_Problem details:_
Pictures are not part of the copy. Retype the lines from the first one through the line that contains "(0,0) rectangle (649,411);".

_Collected material:_

====

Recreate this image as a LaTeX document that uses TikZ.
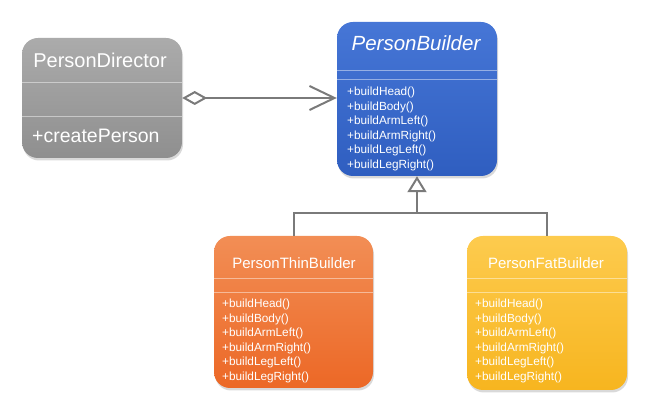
\documentclass[tikz,border=0pt]{standalone}
\usepackage{fontspec}
\setmainfont{Liberation Sans}
\usetikzlibrary{shadows,arrows.meta}
\definecolor{dirtop}{HTML}{ABABAB}
\definecolor{dirbot}{HTML}{8F8F8F}
\definecolor{pbtop}{HTML}{4676D6}
\definecolor{pbbot}{HTML}{2F5EC0}
\definecolor{thtop}{HTML}{F28E55}
\definecolor{thbot}{HTML}{EC6826}
\definecolor{fttop}{HTML}{FDCB4E}
\definecolor{ftbot}{HTML}{F7B51F}
\definecolor{conn}{HTML}{7A7A7A}
\begin{document}
\begin{tikzpicture}[x=1pt,y=-1pt,
  classbox/.style={rectangle, rounded corners=16pt, draw=none, inner sep=0pt,
    drop shadow={opacity=0.3, shadow xshift=1pt, shadow yshift=-2.5pt}},
  sepline/.style={draw=white, draw opacity=0.45, line width=0.9pt},
  titletext/.style={text=white, inner sep=0pt},
  methods/.style={text=white, inner sep=0pt, anchor=north west, align=left,
    font=\fontsize{11.8}{14.5}\selectfont},
  conline/.style={draw=conn, line width=2pt}]
\useasboundingbox (0,0) rectangle (649,411);

% PersonDirector
\node[classbox, top color=dirtop, bottom color=dirbot, minimum width=160pt, minimum height=120pt] (dir) at (102,98) {};
\draw[sepline] (dir.west |- 0,82) -- (dir.east |- 0,82);
\draw[sepline] (dir.west |- 0,116) -- (dir.east |- 0,116);
\node[titletext, font=\fontsize{20}{22}\selectfont] (dirname) at (100,60) {PersonDirector};
\node[titletext, anchor=west, font=\fontsize{19.5}{22}\selectfont] (dirop) at (32,136) {+createPerson};

% PersonBuilder
\node[classbox, top color=pbtop, bottom color=pbbot, minimum width=160pt, minimum height=154pt] (pb) at (417,99) {};
\draw[sepline] (pb.west |- 0,70) -- (pb.east |- 0,70);
\draw[sepline] (pb.west |- 0,79) -- (pb.east |- 0,79);
\node[titletext, font=\fontsize{20.5}{22}\selectfont\itshape] (pbname) at (416,43) {PersonBuilder};
\node[methods] (pbops) at (347,87) {+buildHead()\\+buildBody()\\+buildArmLeft()\\+buildArmRight()\\+buildLegLeft()\\+buildLegRight()};

% PersonThinBuilder
\node[classbox, top color=thtop, bottom color=thbot, minimum width=159pt, minimum height=152pt] (thin) at (293.5,312) {};
\draw[sepline] (thin.west |- 0,278) -- (thin.east |- 0,278);
\draw[sepline] (thin.west |- 0,292) -- (thin.east |- 0,292);
\node[titletext, font=\fontsize{15}{17}\selectfont] (thinname) at (294,263) {PersonThinBuilder};
\node[methods] (thinops) at (222,299) {+buildHead()\\+buildBody()\\+buildArmLeft()\\+buildArmRight()\\+buildLegLeft()\\+buildLegRight()};

% PersonFatBuilder
\node[classbox, top color=fttop, bottom color=ftbot, minimum width=160pt, minimum height=154pt] (fat) at (547,313) {};
\draw[sepline] (fat.west |- 0,278) -- (fat.east |- 0,278);
\draw[sepline] (fat.west |- 0,292) -- (fat.east |- 0,292);
\node[titletext, font=\fontsize{15}{17}\selectfont] (fatname) at (546,263) {PersonFatBuilder};
\node[methods] (fatops) at (475,299) {+buildHead()\\+buildBody()\\+buildArmLeft()\\+buildArmRight()\\+buildLegLeft()\\+buildLegRight()};

% aggregation
\draw[conline, {Diamond[open, length=25pt, width=14pt, line width=2pt]}-{Straight Barb[length=25pt, width=24pt, line width=2pt]}]
  (dir.east) -- (dir.east -| pb.west);

% inheritance
\coordinate (junc) at (417,213);
\draw[conline] (thin.north) |- (junc) -| (fat.north);
\draw[conline, -{Triangle[open, length=16pt, width=19pt, line width=2pt]}] (junc) -- (pb.south);
\end{tikzpicture}
\end{document}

====

_Task output:_
Recreate this image as a LaTeX document that uses TikZ.
\documentclass[tikz,border=0pt]{standalone}
\usepackage{fontspec}
\setmainfont{Liberation Sans}
\usetikzlibrary{shadows,arrows.meta}
\definecolor{dirtop}{HTML}{ABABAB}
\definecolor{dirbot}{HTML}{8F8F8F}
\definecolor{pbtop}{HTML}{4676D6}
\definecolor{pbbot}{HTML}{2F5EC0}
\definecolor{thtop}{HTML}{F28E55}
\definecolor{thbot}{HTML}{EC6826}
\definecolor{fttop}{HTML}{FDCB4E}
\definecolor{ftbot}{HTML}{F7B51F}
\definecolor{conn}{HTML}{7A7A7A}
\begin{document}
\begin{tikzpicture}[x=1pt,y=-1pt,
  classbox/.style={rectangle, rounded corners=16pt, draw=none, inner sep=0pt,
    drop shadow={opacity=0.3, shadow xshift=1pt, shadow yshift=-2.5pt}},
  sepline/.style={draw=white, draw opacity=0.45, line width=0.9pt},
  titletext/.style={text=white, inner sep=0pt},
  methods/.style={text=white, inner sep=0pt, anchor=north west, align=left,
    font=\fontsize{11.8}{14.5}\selectfont},
  conline/.style={draw=conn, line width=2pt}]
\useasboundingbox (0,0) rectangle (649,411);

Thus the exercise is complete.